One in four Londoners have witnessed support for extremism, according to a poll taken for the mayor’s office.
The poll indicated 25 percent of Londoners had personally witnessed views “promoting, endorsing or supporting extremism,” The Independent reported.
The survey also indicated close to two-thirds of Londoners would not know how to seek support over terror concerns. Less than 25 % said they were able to spot the signs of extremism.
Speaking to survivors of terror attacks, religious leaders and counter-radicalization activists, London’s Mayor Sadiq Khan said, “It’s clear that our ability as a country to tackle radicalization and violent extremism is simply not good enough, and this is putting our safety and security at risk.”
Khan took responsibility for this state of affairs, adding, “I don’t think there are things such as hard to reach communities, there is hard to reach government and we need to do a far better job at making sure we engage with all Londoners.”
He called for a “full and frank assessment” of existing counter-radicalization program, including the government’s premier program Prevent, saying it needed to be overhauled.
That program has been criticized by Muslims who feel targeted by it. Others say it sets the bar at levels that are far too low to be effective.
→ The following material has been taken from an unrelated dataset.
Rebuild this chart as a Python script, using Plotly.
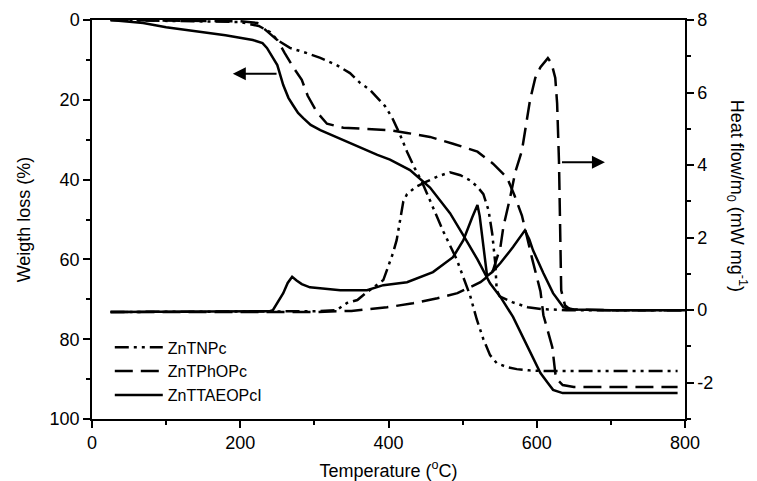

A review of the program by the government is set to begin in six months.
Khan said 18 terror plots were foiled last year alone.
“Every single day, the real and constant threat from violent extremism weighs heavily on all our minds,” he added. “The best way we can honor those we lost is not only to ensure we uphold and cherish the values the extremists most hate – democracy, justice, equality and openness to others – but to get much better at rooting out those who seek to spread these vile ideologies.”
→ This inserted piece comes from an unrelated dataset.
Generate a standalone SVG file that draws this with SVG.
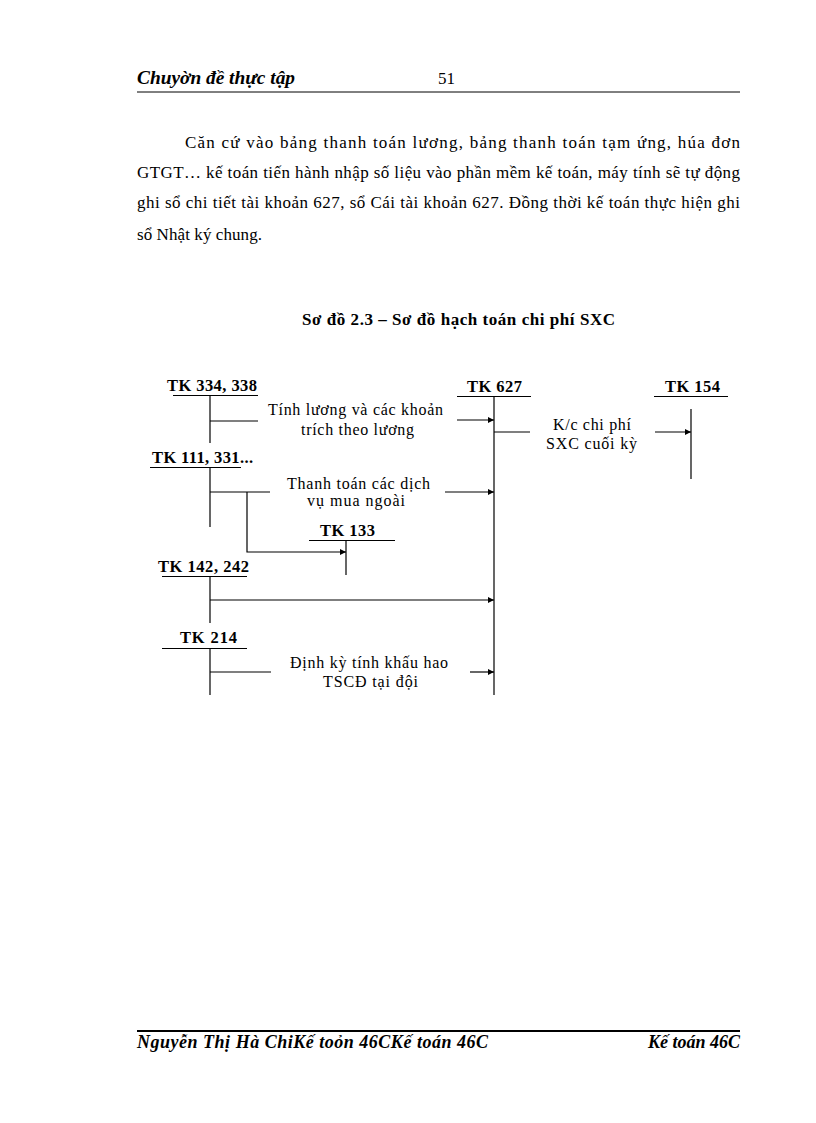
<svg xmlns="http://www.w3.org/2000/svg" width="816" height="1123" viewBox="0 0 816 1123">
<style>
.hdr{font-family:"Liberation Serif",serif;font-weight:bold;font-style:italic;font-size:18px;fill:#000}
.body{font-family:"Liberation Serif",serif;font-size:17px;fill:#000}
.title{font-family:"Liberation Serif",serif;font-weight:bold;font-size:17px;fill:#000}
.tk{font-family:"Liberation Serif",serif;font-weight:bold;font-size:16.5px;fill:#000}
.lbl{font-family:"Liberation Serif",serif;font-size:16px;fill:#000}
.ln{stroke:#000;stroke-width:1.2;fill:none}
.ul{stroke:#000;stroke-width:1;fill:none}
</style>
<defs>
<marker id="arr" viewBox="0 0 10 10" refX="10" refY="5" markerWidth="8" markerHeight="6" markerUnits="userSpaceOnUse" orient="auto">
<path d="M0,0 L10,5 L0,10 Z" fill="#000"/>
</marker>
</defs>
<rect width="816" height="1123" fill="#fff"/>

<g id="header">
<text class="hdr" x="137" y="84" textLength="158" lengthAdjust="spacingAndGlyphs">Chuyờn đề thực tập</text>
<text class="body" x="438" y="84">51</text>
<line x1="137" y1="92" x2="740" y2="92" stroke="#000" stroke-width="1"/>
</g>

<g id="paragraph">
<text class="body" x="185" y="148" textLength="555" lengthAdjust="spacing">Căn cứ vào bảng thanh toán lương, bảng thanh toán tạm ứng, húa đơn</text>
<text class="body" x="137" y="178" textLength="603" lengthAdjust="spacing">GTGT…  kế toán tiến hành nhập  số liệu vào phần mềm kế toán, máy tính sẽ tự động</text>
<text class="body" x="137" y="208" textLength="603" lengthAdjust="spacing">ghi  sổ chi tiết tài khoản  627, sổ Cái tài khoản  627. Đồng thời kế toán thực hiện ghi</text>
<text class="body" x="137" y="240" textLength="125" lengthAdjust="spacing">sổ Nhật ký chung.</text>
</g>

<g id="title">
<text class="title" x="302" y="325" textLength="313" lengthAdjust="spacing">Sơ đồ 2.3 – Sơ đồ hạch toán chi phí SXC</text>
</g>

<g id="tk334">
<text class="tk" x="167" y="391" textLength="90" lengthAdjust="spacing">TK 334, 338</text>
<line class="ul" x1="173" y1="395.5" x2="258" y2="395.5"/>
<line class="ln" x1="210" y1="395" x2="210" y2="443"/>
</g>

<g id="tk627">
<text class="tk" x="467" y="392" textLength="55" lengthAdjust="spacing">TK 627</text>
<line class="ul" x1="457" y1="396.5" x2="531" y2="396.5"/>
<line class="ln" x1="494" y1="396" x2="494" y2="695"/>
</g>

<g id="tk154">
<text class="tk" x="665" y="392" textLength="55" lengthAdjust="spacing">TK 154</text>
<line class="ul" x1="654" y1="396.5" x2="728" y2="396.5"/>
<line class="ln" x1="691" y1="409" x2="691" y2="479"/>
</g>

<g id="tk111">
<text class="tk" x="152" y="463" textLength="101" lengthAdjust="spacing">TK 111, 331...</text>
<line class="ul" x1="150" y1="467.5" x2="241" y2="467.5"/>
<line class="ln" x1="210" y1="467" x2="210" y2="527"/>
</g>

<g id="tk133">
<text class="tk" x="320" y="536" textLength="55" lengthAdjust="spacing">TK 133</text>
<line class="ul" x1="309" y1="540.5" x2="395" y2="540.5"/>
<line class="ln" x1="346" y1="540" x2="346" y2="575"/>
</g>

<g id="tk142">
<text class="tk" x="158" y="572" textLength="91" lengthAdjust="spacing">TK 142, 242</text>
<line class="ul" x1="162" y1="576.5" x2="247" y2="576.5"/>
<line class="ln" x1="210" y1="576" x2="210" y2="623"/>
</g>

<g id="tk214">
<text class="tk" x="180" y="643" textLength="57" lengthAdjust="spacing">TK 214</text>
<line class="ul" x1="162" y1="648.5" x2="247" y2="648.5"/>
<line class="ln" x1="210" y1="648" x2="210" y2="695"/>
</g>

<g id="connectors">
<line class="ln" x1="210" y1="421" x2="258" y2="421"/>
<line class="ln" x1="457" y1="420" x2="494" y2="420" marker-end="url(#arr)"/>
<line class="ln" x1="494" y1="432" x2="530" y2="432"/>
<line class="ln" x1="655" y1="432" x2="691" y2="432" marker-end="url(#arr)"/>
<line class="ln" x1="210" y1="492" x2="270" y2="492"/>
<line class="ln" x1="445" y1="492" x2="494" y2="492" marker-end="url(#arr)"/>
<polyline class="ln" points="247,492 247,552 346,552" marker-end="url(#arr)"/>
<line class="ln" x1="210" y1="600" x2="494" y2="600" marker-end="url(#arr)"/>
<line class="ln" x1="210" y1="672" x2="271" y2="672"/>
<line class="ln" x1="470" y1="672" x2="494" y2="672" marker-end="url(#arr)"/>
</g>

<g id="labels">
<text class="lbl" x="268" y="415" textLength="175" lengthAdjust="spacing">Tính lương và các khoản</text>
<text class="lbl" x="301" y="435" textLength="113" lengthAdjust="spacing">trích theo lương</text>
<text class="lbl" x="287" y="489" textLength="143" lengthAdjust="spacing">Thanh  toán các dịch</text>
<text class="lbl" x="307" y="506" textLength="98" lengthAdjust="spacing">vụ mua ngoài</text>
<text class="lbl" x="553" y="430" textLength="78" lengthAdjust="spacing">K/c chi phí</text>
<text class="lbl" x="546" y="449" textLength="91" lengthAdjust="spacing">SXC  cuối kỳ</text>
<text class="lbl" x="290" y="668" textLength="158" lengthAdjust="spacing">Định kỳ tính khấu hao</text>
<text class="lbl" x="323" y="687" textLength="95" lengthAdjust="spacing">TSCĐ  tại đội</text>
</g>

<g id="footer">
<line x1="137" y1="1031" x2="740" y2="1031" stroke="#000" stroke-width="2"/>
<text class="hdr" x="137" y="1048" textLength="351" lengthAdjust="spacing">Nguyễn Thị Hà ChiKế toỏn 46CKế toán 46C</text>
<text class="hdr" x="740" y="1048" text-anchor="end">Kế toán 46C</text>
</g>
</svg>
As recognized by Clarion Project and our new program, Preventing Violent Extremism, Khan spoke to the need to stop the process of radicalization before people get “in the pipeline.”
Kahn rightly noted,
“If you look at the radicalization paths of far-right extremists, they’re very similar to the radicalization paths of Islamist groups. People not having a sense of belonging, being worried about the other, having a sense of grievance. And then somebody comes along, usually somebody who is charismatic, who diverts you away to the often nihilistic views that they’ve got as the solution … people are being radicalized and groomed in their bedrooms via the internet.”